Gorgeous!! Jasmine is an amazing plant to have around. You are obviously making yours very happy!
@Moonbeam - Say Hello to your little ladybug (what we call them here in the US) for me! It’s always a happy time to see them coming out!
Still too chilly for much of anything to start growing here. I was thrilled to see even the tiniest hint of buds on my little dwarf River Birch - he just got planted last year, and this was such a brutally cold winter to endure! But he has survived!
I’ve trimmed back my pollinator garden plants - swamp milkweed, bee balm, Cardinal flower, honeysuckle, button bush, joe pye weed - and now am waiting to see the first little green shoots appear. It should be before the month’s end, but we’ll see what Gaia gives us for warmth and rain.
The critters are also telling me how close we are to Spring - the red-winged blackbirds have made an appearance in my back yard this morning, and there was a robin yesterday. The mourning doves are cooing again, and the Canada geese are flying overhead.
I love honeysuckle the bees and small birds absolutely love them my Mum had one in her garden growing along a wall they can grow tall but the smell is wonderful. Brings back happy memories of my Mum. Thank you.

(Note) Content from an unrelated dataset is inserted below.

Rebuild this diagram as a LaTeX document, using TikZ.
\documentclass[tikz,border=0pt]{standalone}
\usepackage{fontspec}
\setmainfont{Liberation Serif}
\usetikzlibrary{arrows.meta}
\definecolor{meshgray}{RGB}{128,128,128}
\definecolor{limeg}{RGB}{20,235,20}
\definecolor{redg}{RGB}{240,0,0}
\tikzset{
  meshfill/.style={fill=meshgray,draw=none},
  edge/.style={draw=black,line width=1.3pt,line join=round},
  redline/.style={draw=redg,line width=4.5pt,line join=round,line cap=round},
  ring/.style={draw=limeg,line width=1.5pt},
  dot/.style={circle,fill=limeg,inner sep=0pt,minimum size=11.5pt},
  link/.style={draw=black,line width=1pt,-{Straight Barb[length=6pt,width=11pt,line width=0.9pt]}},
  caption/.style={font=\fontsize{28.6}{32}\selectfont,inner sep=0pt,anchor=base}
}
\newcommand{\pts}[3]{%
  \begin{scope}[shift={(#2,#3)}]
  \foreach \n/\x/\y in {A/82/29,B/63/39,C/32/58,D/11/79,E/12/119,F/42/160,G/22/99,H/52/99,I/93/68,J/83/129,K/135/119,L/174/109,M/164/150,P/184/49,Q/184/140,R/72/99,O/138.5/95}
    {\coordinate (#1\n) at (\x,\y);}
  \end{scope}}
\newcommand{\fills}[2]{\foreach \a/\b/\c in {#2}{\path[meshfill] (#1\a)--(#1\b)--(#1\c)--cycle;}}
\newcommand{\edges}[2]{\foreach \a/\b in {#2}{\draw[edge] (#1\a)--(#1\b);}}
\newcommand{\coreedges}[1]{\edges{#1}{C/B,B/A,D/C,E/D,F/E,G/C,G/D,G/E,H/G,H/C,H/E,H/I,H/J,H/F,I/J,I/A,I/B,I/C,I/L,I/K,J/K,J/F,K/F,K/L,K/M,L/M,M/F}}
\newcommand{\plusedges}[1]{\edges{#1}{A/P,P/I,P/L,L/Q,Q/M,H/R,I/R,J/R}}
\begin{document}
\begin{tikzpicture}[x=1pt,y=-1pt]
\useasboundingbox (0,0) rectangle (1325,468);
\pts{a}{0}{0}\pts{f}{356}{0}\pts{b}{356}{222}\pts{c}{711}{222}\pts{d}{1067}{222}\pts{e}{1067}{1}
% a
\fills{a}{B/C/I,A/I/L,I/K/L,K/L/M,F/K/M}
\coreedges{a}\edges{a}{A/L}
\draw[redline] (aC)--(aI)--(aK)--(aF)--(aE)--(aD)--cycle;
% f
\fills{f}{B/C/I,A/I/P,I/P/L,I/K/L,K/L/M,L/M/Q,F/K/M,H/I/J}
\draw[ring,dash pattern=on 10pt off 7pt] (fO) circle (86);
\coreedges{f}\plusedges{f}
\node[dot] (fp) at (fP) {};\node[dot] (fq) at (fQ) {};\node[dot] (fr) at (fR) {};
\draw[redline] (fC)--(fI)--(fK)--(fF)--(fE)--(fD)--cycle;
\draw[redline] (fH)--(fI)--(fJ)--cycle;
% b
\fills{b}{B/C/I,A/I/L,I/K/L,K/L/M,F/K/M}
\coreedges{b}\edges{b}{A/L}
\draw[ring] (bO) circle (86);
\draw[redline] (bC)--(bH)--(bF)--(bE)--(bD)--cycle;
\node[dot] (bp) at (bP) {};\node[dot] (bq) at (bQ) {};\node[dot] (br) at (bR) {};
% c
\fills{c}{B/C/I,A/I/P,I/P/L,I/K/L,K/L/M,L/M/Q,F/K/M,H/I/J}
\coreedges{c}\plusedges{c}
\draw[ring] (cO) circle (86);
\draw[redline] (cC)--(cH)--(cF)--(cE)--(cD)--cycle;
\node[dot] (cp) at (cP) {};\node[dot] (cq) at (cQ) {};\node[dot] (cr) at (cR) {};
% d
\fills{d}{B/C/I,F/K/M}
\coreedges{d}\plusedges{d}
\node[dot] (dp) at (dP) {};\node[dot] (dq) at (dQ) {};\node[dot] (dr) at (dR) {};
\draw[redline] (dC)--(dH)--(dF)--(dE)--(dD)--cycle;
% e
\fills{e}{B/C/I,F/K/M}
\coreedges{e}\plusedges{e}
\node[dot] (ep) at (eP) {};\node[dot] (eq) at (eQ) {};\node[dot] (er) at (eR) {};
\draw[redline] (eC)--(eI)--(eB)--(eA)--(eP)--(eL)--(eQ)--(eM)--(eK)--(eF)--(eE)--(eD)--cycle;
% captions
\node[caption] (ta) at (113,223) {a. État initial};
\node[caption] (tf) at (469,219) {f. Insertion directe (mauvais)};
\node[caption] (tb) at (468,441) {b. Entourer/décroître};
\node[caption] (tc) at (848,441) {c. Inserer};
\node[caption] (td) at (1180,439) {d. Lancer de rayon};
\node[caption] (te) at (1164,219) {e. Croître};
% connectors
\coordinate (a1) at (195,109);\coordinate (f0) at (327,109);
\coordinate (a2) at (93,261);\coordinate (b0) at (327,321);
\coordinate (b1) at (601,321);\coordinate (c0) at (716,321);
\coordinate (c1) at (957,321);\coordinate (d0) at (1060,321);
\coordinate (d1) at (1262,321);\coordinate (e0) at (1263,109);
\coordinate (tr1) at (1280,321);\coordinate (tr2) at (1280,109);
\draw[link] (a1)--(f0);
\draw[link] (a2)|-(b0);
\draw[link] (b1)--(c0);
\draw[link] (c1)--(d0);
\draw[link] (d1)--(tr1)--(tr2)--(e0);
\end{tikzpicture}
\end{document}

I usually wait until April to trim plants as we can still get snow. Will know when it is safe to trim back anything I need to.

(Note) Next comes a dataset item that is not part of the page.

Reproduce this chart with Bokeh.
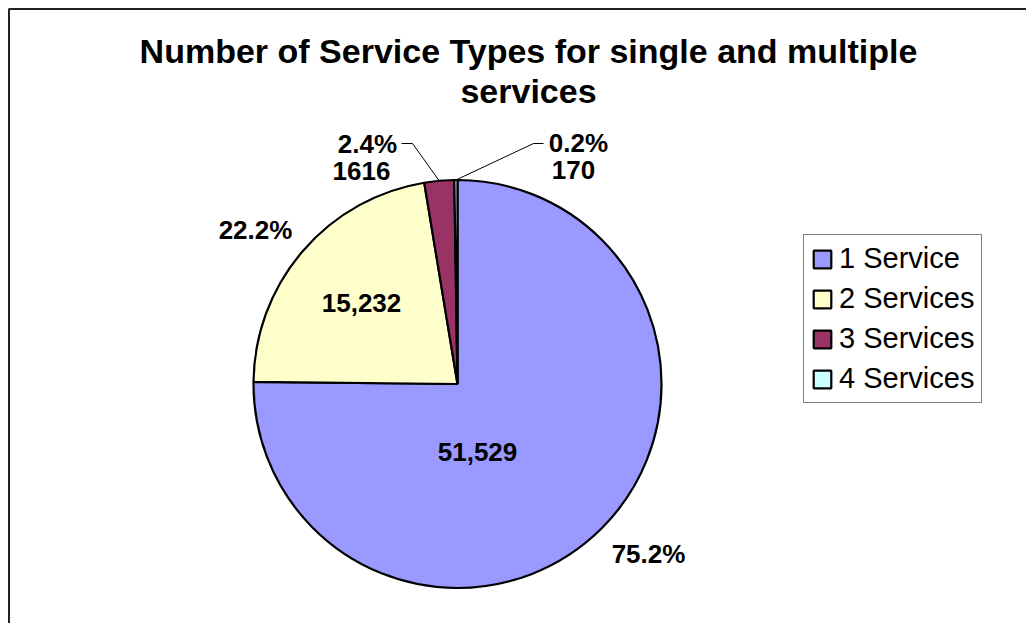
import numpy as np
from bokeh.plotting import figure
from bokeh.models import ColumnDataSource, Range1d, Legend, LegendItem
from bokeh.core.properties import value
from bokeh.embed import file_html
from bokeh.resources import INLINE

# ---- data ----
categories = ["1 Service", "2 Services", "3 Services", "4 Services"]
counts = [51529, 15232, 1616, 170]
value_labels = ["51,529", "15,232", "1616", "170"]
colors = ["#9999FF", "#FFFFCC", "#993366", "#CCFFFF"]
title_lines = ["Number of Service Types for single and multiple", "services"]

# ---- layout (picture pixel coordinates) ----
W, H = 1026, 623
def Y(py):
    return H - py

FONT = "Liberation Sans"
cx, cy, R = 457, Y(383.5), 204

title_pos = [(528, 50), (528, 90)]
pct_pos = [(648, 553), (255, 229), (367, 143), (578, 142)]
val_pos = [(477, 451), (361, 302), (361, 170), (573, 169)]
leader_start = {2: [(401, 143), (412, 143)], 3: [(543, 143), (533, 143)]}

p = figure(width=W, height=H, x_range=Range1d(0, W), y_range=Range1d(0, H),
           output_backend="svg", toolbar_location=None,
           x_axis_location=None, y_axis_location=None,
           min_border=0, outline_line_color=None)
p.grid.visible = False
p.background_fill_color = "white"
p.border_fill_color = "white"

# chart area border (left and top visible)
p.line(x=[8.5, 8.5, W + 10], y=[-10, Y(8.5), Y(8.5)], line_color="#222222", line_width=2)

frac = np.array(counts, dtype=float) / np.sum(counts)
cum = np.concatenate([[0.0], np.cumsum(frac)])
start = np.pi / 2 - 2 * np.pi * cum[:-1]
end = np.pi / 2 - 2 * np.pi * cum[1:]

src = ColumnDataSource(dict(cat=categories, start=start, end=end, color=colors))
wr = p.wedge(x=cx, y=cy, radius=R, start_angle="start", end_angle="end",
             direction="clock", fill_color="color", line_color="black",
             line_width=2.2, source=src)

# title
p.text(x=[q[0] for q in title_pos], y=[Y(q[1]) for q in title_pos], text=title_lines,
       text_font=value(FONT), text_font_style="bold", text_font_size="34px",
       text_align="center", text_baseline="middle", text_color="black")

# percentage labels
pct_text = [f"{100 * f:.1f}%" for f in frac]
p.text(x=[q[0] for q in pct_pos], y=[Y(q[1]) for q in pct_pos], text=pct_text,
       text_font=value(FONT), text_font_style="bold", text_font_size="26px",
       text_align="center", text_baseline="middle", text_color="black")
# value labels
p.text(x=[q[0] for q in val_pos], y=[Y(q[1]) for q in val_pos], text=value_labels,
       text_font=value(FONT), text_font_style="bold", text_font_size="26px",
       text_align="center", text_baseline="middle", text_color="black")

# leader lines for the small slices
xs, ys = [], []
for i, pts in leader_start.items():
    mid = (start[i] + end[i]) / 2
    ex, ey = cx + R * np.cos(mid), cy + R * np.sin(mid)
    xs.append([pts[0][0], pts[1][0], ex])
    ys.append([Y(pts[0][1]), Y(pts[1][1]), ey])
p.multi_line(xs=xs, ys=ys, line_color="black", line_width=1)

legend = Legend(items=[LegendItem(label=c, renderers=[wr], index=i) for i, c in enumerate(categories)],
                location=(803, 220), label_text_font=FONT, label_text_font_size="29px",
                label_text_color="black",
                glyph_width=22, glyph_height=22, label_standoff=6, padding=7, spacing=7,
                border_line_color="black", border_line_width=1, margin=0,
                background_fill_color="white", background_fill_alpha=1.0)
p.add_layout(legend)

open("out.html", "w").write(file_html(p, INLINE))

In the meantime, I will listen to the birds singing and insets coming out of my bug houses.
Given I’m in the frozen North in Maine, I’m mostly living vicariously through you all at this time of year. But this sage melted out of the snowbank last week.
So I have my single brave sage and a bunch of milk jugs that are sown with various seeds.

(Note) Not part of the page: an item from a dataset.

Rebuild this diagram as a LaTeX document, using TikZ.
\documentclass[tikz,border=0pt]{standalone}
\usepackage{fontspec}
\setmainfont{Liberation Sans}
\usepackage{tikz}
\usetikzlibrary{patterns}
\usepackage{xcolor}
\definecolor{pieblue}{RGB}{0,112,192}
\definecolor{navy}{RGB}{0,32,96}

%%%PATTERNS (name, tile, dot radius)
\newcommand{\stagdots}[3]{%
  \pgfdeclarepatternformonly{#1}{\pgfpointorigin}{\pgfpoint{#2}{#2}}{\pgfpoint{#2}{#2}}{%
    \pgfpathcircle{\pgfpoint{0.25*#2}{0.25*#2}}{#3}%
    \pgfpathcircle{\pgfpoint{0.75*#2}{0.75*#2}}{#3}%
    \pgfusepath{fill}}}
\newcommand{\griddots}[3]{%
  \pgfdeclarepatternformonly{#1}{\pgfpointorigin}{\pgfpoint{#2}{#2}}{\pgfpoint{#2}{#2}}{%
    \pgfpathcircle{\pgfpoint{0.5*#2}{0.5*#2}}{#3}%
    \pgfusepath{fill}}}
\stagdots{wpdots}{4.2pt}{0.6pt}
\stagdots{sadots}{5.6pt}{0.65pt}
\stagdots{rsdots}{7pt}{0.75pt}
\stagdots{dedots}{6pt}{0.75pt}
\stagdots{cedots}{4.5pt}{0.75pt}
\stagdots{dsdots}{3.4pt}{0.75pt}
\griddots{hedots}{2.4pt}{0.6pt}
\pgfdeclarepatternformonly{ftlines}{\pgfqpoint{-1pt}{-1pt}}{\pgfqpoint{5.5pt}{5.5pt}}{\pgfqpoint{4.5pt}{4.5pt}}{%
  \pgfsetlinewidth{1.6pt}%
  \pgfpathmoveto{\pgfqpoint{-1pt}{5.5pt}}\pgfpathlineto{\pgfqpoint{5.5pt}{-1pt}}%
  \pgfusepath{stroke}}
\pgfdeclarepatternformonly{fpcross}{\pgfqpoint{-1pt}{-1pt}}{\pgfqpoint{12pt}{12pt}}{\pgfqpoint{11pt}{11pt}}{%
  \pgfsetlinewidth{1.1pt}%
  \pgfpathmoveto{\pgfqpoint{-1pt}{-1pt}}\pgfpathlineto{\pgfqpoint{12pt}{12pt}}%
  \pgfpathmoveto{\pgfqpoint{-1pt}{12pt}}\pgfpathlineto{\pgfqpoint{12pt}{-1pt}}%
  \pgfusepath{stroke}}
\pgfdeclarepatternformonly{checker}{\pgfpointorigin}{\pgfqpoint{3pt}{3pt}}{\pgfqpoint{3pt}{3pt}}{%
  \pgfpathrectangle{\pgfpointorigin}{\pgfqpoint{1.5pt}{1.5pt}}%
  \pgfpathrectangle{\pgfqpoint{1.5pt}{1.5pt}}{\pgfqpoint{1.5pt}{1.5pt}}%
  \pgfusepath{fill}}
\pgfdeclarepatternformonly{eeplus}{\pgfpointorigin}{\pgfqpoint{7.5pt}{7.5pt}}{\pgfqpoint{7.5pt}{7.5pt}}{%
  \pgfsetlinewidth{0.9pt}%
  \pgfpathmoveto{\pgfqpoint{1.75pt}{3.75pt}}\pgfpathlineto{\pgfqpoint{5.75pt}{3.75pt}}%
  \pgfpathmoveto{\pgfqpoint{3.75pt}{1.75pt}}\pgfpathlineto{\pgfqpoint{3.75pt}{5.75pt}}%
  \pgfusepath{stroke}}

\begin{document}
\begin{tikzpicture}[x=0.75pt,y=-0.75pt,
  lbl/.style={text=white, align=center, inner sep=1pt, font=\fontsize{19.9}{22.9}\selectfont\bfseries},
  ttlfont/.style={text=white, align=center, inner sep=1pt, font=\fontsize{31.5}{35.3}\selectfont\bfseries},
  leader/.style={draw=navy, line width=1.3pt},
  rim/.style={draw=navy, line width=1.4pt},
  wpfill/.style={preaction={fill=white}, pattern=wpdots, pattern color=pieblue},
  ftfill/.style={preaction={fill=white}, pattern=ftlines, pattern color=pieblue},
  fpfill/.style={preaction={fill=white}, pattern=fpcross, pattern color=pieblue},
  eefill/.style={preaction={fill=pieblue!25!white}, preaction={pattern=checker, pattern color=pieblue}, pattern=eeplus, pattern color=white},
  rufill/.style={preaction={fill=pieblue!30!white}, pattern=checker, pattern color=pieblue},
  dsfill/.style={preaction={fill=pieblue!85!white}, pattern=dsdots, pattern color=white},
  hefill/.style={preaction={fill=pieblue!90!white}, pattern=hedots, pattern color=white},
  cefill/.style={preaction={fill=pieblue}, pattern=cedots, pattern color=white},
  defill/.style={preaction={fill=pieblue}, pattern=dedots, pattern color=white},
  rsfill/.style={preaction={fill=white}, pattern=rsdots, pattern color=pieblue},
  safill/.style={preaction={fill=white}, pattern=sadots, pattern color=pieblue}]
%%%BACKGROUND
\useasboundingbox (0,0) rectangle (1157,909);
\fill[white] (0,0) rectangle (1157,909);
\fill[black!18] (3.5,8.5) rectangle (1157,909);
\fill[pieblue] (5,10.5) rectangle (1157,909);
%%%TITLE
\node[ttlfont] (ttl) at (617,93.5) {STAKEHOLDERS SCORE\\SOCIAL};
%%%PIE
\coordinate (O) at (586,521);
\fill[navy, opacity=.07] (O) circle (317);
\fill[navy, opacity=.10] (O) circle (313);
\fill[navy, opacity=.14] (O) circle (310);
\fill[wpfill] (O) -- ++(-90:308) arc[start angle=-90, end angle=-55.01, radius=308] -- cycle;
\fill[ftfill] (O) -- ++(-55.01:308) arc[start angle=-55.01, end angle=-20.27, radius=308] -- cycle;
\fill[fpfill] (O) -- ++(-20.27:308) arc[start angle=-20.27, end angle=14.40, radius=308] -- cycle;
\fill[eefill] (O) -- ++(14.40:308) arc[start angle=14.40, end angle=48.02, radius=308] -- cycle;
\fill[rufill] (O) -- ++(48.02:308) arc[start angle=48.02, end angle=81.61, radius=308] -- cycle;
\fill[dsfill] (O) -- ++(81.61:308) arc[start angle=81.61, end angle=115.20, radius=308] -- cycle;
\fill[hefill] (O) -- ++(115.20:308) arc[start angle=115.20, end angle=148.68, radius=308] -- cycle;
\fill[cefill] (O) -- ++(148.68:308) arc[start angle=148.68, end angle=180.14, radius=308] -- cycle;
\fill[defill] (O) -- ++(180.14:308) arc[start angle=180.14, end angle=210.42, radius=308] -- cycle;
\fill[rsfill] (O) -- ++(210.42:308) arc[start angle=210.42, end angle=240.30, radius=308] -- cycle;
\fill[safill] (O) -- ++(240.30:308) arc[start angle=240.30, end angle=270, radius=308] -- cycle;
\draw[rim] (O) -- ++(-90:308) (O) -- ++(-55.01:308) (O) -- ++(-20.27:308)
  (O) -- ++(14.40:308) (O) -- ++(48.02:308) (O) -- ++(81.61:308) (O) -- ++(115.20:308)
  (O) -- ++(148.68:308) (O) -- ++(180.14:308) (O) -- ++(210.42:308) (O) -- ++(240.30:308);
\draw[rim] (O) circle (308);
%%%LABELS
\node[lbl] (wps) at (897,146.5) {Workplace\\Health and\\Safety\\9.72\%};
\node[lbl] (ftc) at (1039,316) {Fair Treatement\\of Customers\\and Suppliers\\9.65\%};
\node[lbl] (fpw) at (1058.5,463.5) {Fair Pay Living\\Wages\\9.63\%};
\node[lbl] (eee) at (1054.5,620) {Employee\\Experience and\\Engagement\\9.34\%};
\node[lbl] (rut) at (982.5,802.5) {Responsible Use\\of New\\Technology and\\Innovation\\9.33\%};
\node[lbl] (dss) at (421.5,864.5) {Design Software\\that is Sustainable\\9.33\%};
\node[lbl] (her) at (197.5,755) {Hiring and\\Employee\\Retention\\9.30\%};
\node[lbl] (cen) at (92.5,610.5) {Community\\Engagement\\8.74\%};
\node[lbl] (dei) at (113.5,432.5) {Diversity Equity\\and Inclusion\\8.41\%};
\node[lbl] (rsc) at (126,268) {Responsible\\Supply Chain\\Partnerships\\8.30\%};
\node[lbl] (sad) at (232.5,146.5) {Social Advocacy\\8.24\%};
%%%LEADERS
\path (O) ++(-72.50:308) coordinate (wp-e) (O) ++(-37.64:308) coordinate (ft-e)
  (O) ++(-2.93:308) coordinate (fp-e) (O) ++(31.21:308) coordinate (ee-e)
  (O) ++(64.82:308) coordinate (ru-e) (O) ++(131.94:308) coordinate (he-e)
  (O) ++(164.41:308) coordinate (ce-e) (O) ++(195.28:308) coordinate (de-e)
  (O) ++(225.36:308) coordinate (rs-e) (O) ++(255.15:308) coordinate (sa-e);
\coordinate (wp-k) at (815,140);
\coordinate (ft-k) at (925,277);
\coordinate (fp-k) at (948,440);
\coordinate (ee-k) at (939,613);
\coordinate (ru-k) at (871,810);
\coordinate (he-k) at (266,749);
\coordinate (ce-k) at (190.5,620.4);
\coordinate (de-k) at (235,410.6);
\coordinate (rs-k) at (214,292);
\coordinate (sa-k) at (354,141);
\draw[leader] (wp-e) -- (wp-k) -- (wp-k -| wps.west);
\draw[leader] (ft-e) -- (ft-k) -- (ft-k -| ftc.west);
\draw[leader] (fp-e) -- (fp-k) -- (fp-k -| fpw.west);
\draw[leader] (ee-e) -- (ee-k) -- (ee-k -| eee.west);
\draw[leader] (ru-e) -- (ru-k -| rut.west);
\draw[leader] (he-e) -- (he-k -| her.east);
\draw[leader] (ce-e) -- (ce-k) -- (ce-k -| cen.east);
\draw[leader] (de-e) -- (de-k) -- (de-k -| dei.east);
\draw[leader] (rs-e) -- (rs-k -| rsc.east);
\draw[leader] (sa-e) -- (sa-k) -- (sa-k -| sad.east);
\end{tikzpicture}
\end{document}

Its normally temperate here in Oregon, but this winter has been unusually warm, of course with lots of rain.
I started some seeds today and scattered some cold hardy greens, need to do more cleanup outside.
Mustard greens all over the place, looking really good too ~
Everything is beautiful! I don’t think we can grow snowdrops in Texas. I know we don’t have wild cherry trees, or any cherry trees. I have never smelled a cherry blossom before. Thanks for sharing your beautiful plants!
I spy the little red beauty! What a wonderful visitor to see. It’s way too early for them here in SE Michigan, but the feeders will be ready and, this year, the honeysuckle should take off. They found it last year, there just weren’t a lot of blooms.
When we bought the place a few years ago, I asked the former homeowner if she’d ever put out nectar or anything to attract them, and she had not. They lived here 7 years. So, I’m still training them.